Former England goalkeeper Peter Shilton admits he never had a chance to bury the hatchet with Diego Maradona after the late star’s infamous ‘hand of god’ World Cup goal.
Shilton, now 71, was between the posts for the Three Lions in the 1986 World Cup quarter-final against Argentina.
Maradona was widely recognised as the greatest player in the world and the one England had to stop to progress. They kept him quiet for much of the first half but the game changed just six minutes after the interval.
As the ball looped into the England box, Shilton aimed a punch to clear his lines. The diminutive South American had no chance to head the ball and used his hand to gain an advantage.
It flew into the net and the goal stood despite vehement England protests. Neither the referee nor his two assistants saw the incident, and Bobby Robeson’s side were rattled.
Maradona then went on to score one of the greatest World Cup goals of all time in a 2-1 victory.

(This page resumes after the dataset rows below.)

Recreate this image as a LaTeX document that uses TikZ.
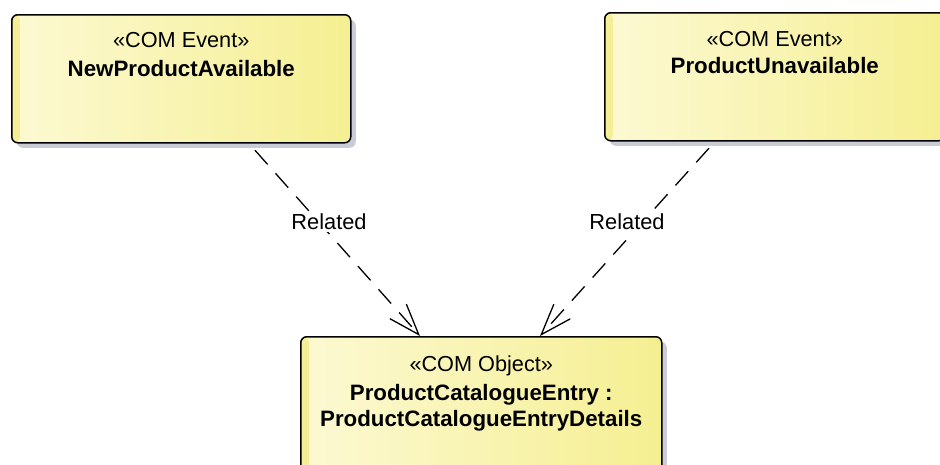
\documentclass[tikz,border=0pt]{standalone}
\usepackage{fontspec}
\setmainfont{Liberation Sans}
\usetikzlibrary{shadows,arrows.meta,calc}
\definecolor{boxleft}{HTML}{FCF9D3}
\definecolor{boxright}{HTML}{F5EF92}
\definecolor{boxstrip}{HTML}{F6EE96}
\definecolor{shadowgrey}{HTML}{C9CCD5}
\tikzset{
  classbox/.style={draw=black, line width=1.5pt, rounded corners=6pt,
    left color=boxleft, right color=boxright,
    drop shadow={shadow xshift=5pt, shadow yshift=-5pt, fill=shadowgrey, opacity=1},
    path picture={\fill[boxstrip] (path picture bounding box.north west)
      rectangle ([xshift=8pt]path picture bounding box.south west);},
    inner sep=0pt, anchor=north west},
  stereo/.style={font=\fontsize{21.7}{26}\selectfont, anchor=base, inner sep=0pt},
  title/.style={font=\fontsize{22.3}{26}\selectfont\bfseries, anchor=base, inner sep=0pt},
  rel/.style={draw=black, line width=1.3pt, dash pattern=on 19pt off 12pt, dash phase=22pt,
    -{Straight Barb[length=31pt,width=22pt,line width=1.3pt]}},
  rellabel/.style={font=\fontsize{21.8}{26}\selectfont, fill=white, inner sep=2pt}
}
\begin{document}
\begin{tikzpicture}[x=1pt,y=-1pt]
  \useasboundingbox (0,0) rectangle (940,464);
  \clip (0,0) rectangle (940,464);

  % event and object boxes
  \node[classbox, minimum width=339pt, minimum height=128pt] (a) at (11,14) {};
  \node[stereo] (as) at ($(a.north)+(0,33)$) {«COM Event»};
  \node[title]  (an) at ($(a.north)+(0,62)$) {NewProductAvailable};

  \node[classbox, minimum width=340pt, minimum height=128pt] (b) at (604,12) {};
  \node[stereo] (bs) at ($(b.north)+(0,34)$) {«COM Event»};
  \node[title]  (bn) at ($(b.north)+(0,61.5)$) {ProductUnavailable};

  \node[classbox, minimum width=361pt, minimum height=140pt] (c) at (300,336) {};
  \node[stereo] (cs) at ($(c.north)+(0,35)$) {«COM Object»};
  \node[title]  (cn1) at ($(c.north)+(0,64)$) {ProductCatalogueEntry :};
  \node[title]  (cn2) at ($(c.north)+(0,90.5)$) {ProductCatalogueEntryDetails};

  % dependencies
  \draw[rel] ($(a.south west)+(238,0)$) -- ($(c.north west)+(120,0)$);
  \draw[rel] ($(b.south west)+(111,0)$) -- ($(c.north west)+(240,0)$);
  \node[rellabel] (l1) at (329,222) {Related};
  \node[rellabel] (l2) at (627,222) {Related};
\end{tikzpicture}
\end{document}
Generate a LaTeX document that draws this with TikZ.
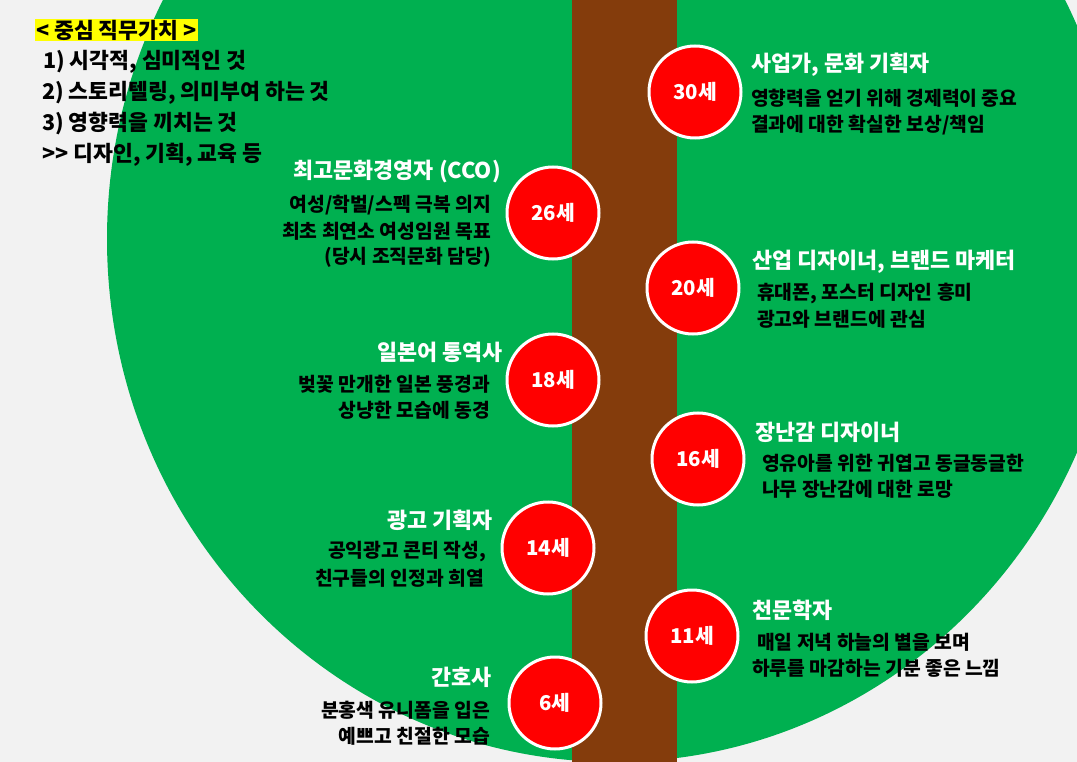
\documentclass[tikz,border=0pt]{standalone}
\usepackage{fontspec}
\newfontfamily\kr{Noto Sans CJK KR}
\definecolor{bgc}{HTML}{F2F2F2}
\definecolor{treegreen}{HTML}{00B050}
\definecolor{trunk}{HTML}{843C0C}
\definecolor{agered}{HTML}{FF0000}
\definecolor{hl}{HTML}{FFFF00}
\begin{document}
\begin{tikzpicture}[x=1pt,y=-1pt,
  age/.style={circle, minimum size=92pt, inner sep=0pt, fill=agered, draw=white, line width=3pt,
    text=white, font=\kr\bfseries\fontsize{20.4}{22}\selectfont},
  ttl/.style={inner sep=0pt, text=white, font=\kr\bfseries\fontsize{21.8}{24}\selectfont},
  bdy/.style={inner sep=0pt, text=black, font=\kr\bfseries\fontsize{19.3}{22}\selectfont},
  lst/.style={inner sep=0pt, text=black, font=\kr\bfseries\fontsize{21.6}{24}\selectfont, anchor=west},
]
\useasboundingbox (0,0) rectangle (1077,762);
\fill[bgc] (0,0) rectangle (1077,762);
\begin{scope}
\clip (0,0) rectangle (1077,762);
\fill[treegreen] (614,239) ellipse [x radius=507, y radius=523];
\end{scope}
\fill[trunk] (572,0) rectangle (677,762);

% key values
\node[lst, fill=hl, inner xsep=1pt, inner ysep=1pt, anchor=west] (kv) at (35,30) {< 중심 직무가치 >};
\node[lst] (kv1) at (43,62) {1) 시각적, 심미적인 것};
\node[lst] (kv2) at (42,93) {2) 스토리텔링, 의미부여 하는 것};
\node[lst] (kv3) at (42,124) {3) 영향력을 끼치는 것};
\node[lst] (kv4) at (42,155) {>{}> 디자인, 기획, 교육 등};

% ages
\node[age] (a30) at (695,92) {30세};
\node[age] (a26) at (553,213) {26세};
\node[age] (a20) at (693,288) {20세};
\node[age] (a18) at (553,380) {18세};
\node[age] (a16) at (698,459) {16세};
\node[age] (a14) at (548,548) {14세};
\node[age] (a11) at (692,636) {11세};
\node[age] (a6) at (555,703) {6세};

% 30
\node[ttl, anchor=west] (t30) at (751,65) {사업가, 문화 기획자};
\node[bdy, anchor=west] (b30a) at (751,98) {영향력을 얻기 위해 경제력이 중요};
\node[bdy, anchor=west] (b30b) at (751,125) {결과에 대한 확실한 보상/책임};
% 26
\node[ttl, anchor=east] (t26) at (501,172) {최고문화경영자 (CCO)};
\node[bdy, anchor=east] (b26a) at (491,205) {여성/학벌/스펙 극복 의지};
\node[bdy, anchor=east] (b26b) at (491,231) {최초 최연소 여성임원 목표};
\node[bdy, anchor=east] (b26c) at (491,257) {(당시 조직문화 담당)};
% 20
\node[ttl, anchor=west] (t20) at (752,262) {산업 디자이너, 브랜드 마케터};
\node[bdy, anchor=west] (b20a) at (757,293) {휴대폰, 포스터 디자인 흥미};
\node[bdy, anchor=west] (b20b) at (757,319) {광고와 브랜드에 관심};
% 18
\node[ttl, anchor=east] (t18) at (503,352) {일본어 통역사};
\node[bdy, anchor=east] (b18a) at (490,384) {벚꽃 만개한 일본 풍경과};
\node[bdy, anchor=east] (b18b) at (490,410) {상냥한 모습에 동경};
% 16
\node[ttl, anchor=west] (t16) at (755,432) {장난감 디자이너};
\node[bdy, anchor=west] (b16a) at (762,463) {영유아를 위한 귀엽고 동글동글한};
\node[bdy, anchor=west] (b16b) at (762,489) {나무 장난감에 대한 로망};
% 14
\node[ttl, anchor=east] (t14) at (493,520) {광고 기획자};
\node[bdy, anchor=east] (b14a) at (486,552) {공익광고 콘티 작성,};
\node[bdy, anchor=east] (b14b) at (484,578) {친구들의 인정과 희열};
% 11
\node[ttl, anchor=west] (t11) at (752,610) {천문학자};
\node[bdy, anchor=west] (b11a) at (757,642) {매일 저녁 하늘의 별을 보며};
\node[bdy, anchor=west] (b11b) at (752,668) {하루를 마감하는 기분 좋은 느낌};
% 6
\node[ttl, anchor=east] (t6) at (492,677) {간호사};
\node[bdy, anchor=east] (b6a) at (490,710) {분홍색 유니폼을 입은};
\node[bdy, anchor=east] (b6b) at (490,736) {예쁘고 친절한 모습};
\end{tikzpicture}
\end{document}
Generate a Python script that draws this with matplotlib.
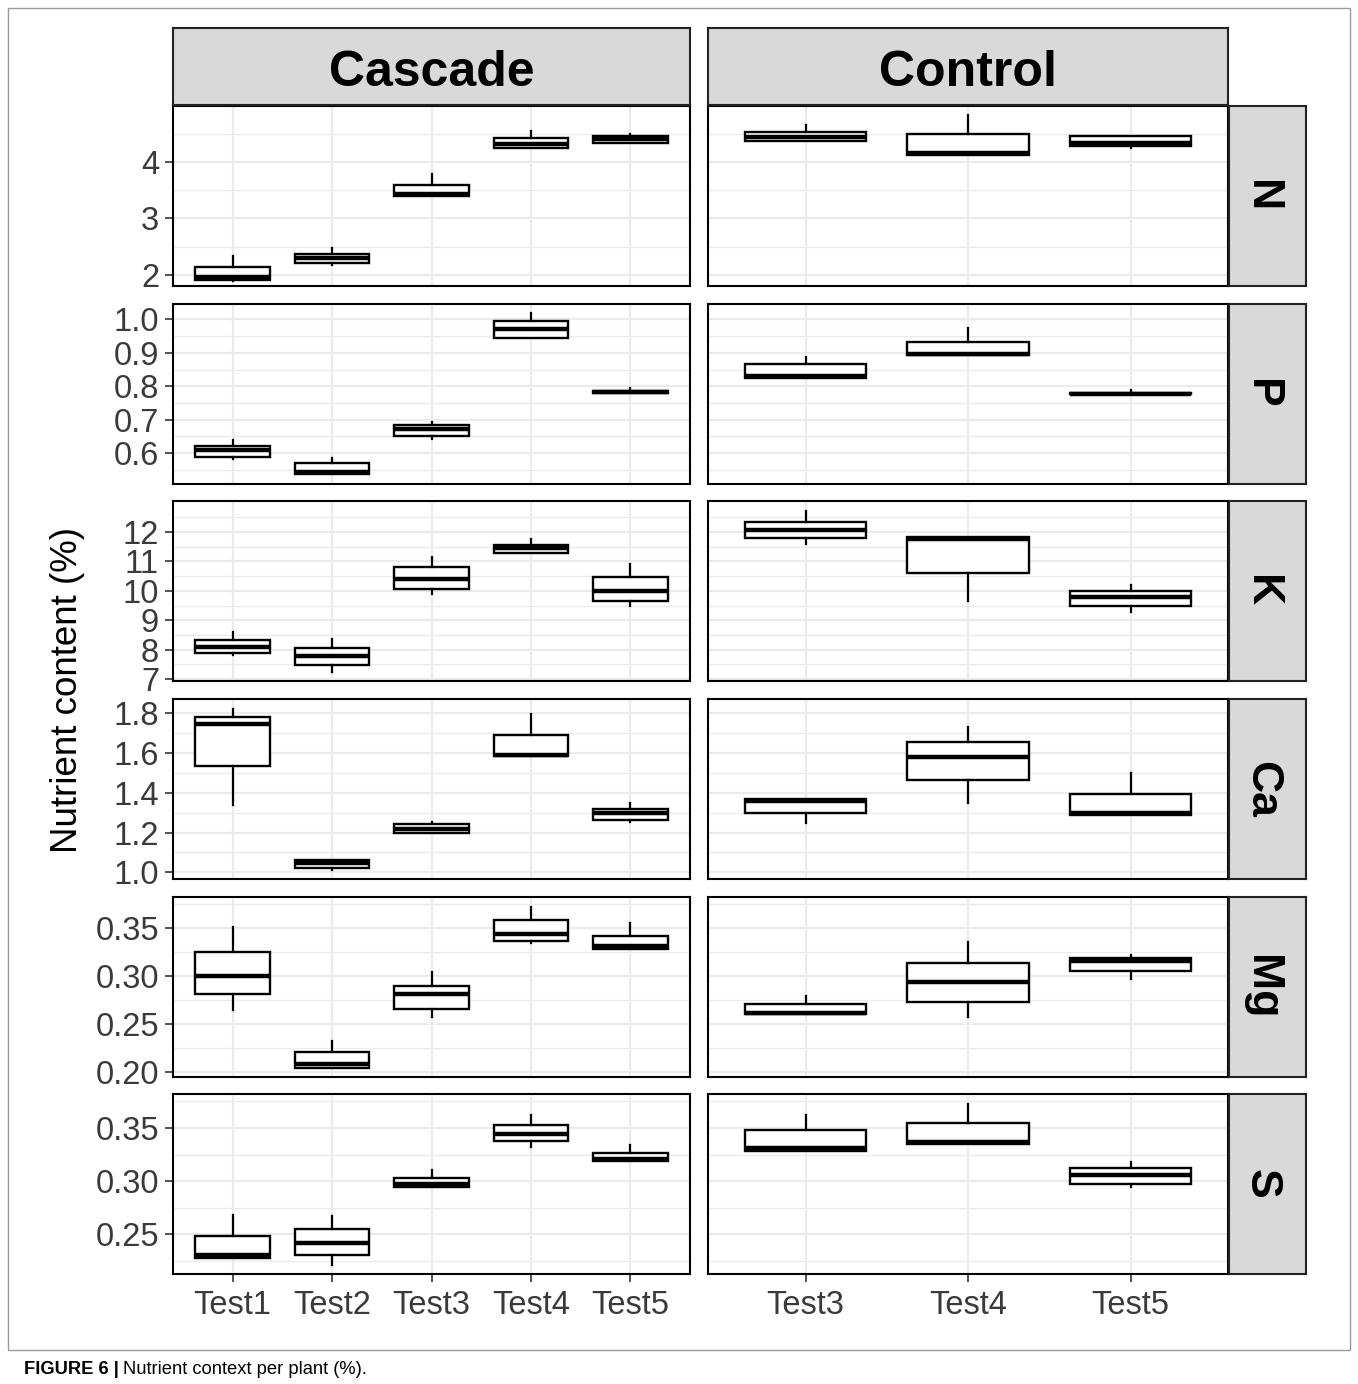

Many England players refused to shake his hand after the final whistle.
Shilton has been criticised over the years for not beating his opponent to the ball. And it seems the incident still rankles him, as he told Good Morning Britain a day after Maradona’s passing.
“Thirty four years now and people ask me what I think and they say ‘how can a little fella out jump you’ and all that rubbish,” he said. “You live with that because it’s just a wind-up really.
“At the end of the day I think it did cost us the match, because it was the first goal in the match, a very important game.”
Too late for handshake
Having graced the game with Barcelona and Napoli, he was well known to European fans. But the man from Buenos Aires will always be remembered by English supporters for that one moment.
Shilton struggled to come to terms with what happened but confessed that he would like to have met his nemesis.
“That was 34 years to go, I never had the chance to meet him, there were a few occasions where we were supposed to come together,” he added. “Unfortunately we didn’t get chance to shake hands and put an end to the bit of animosity that was there through him not really admitting to it.”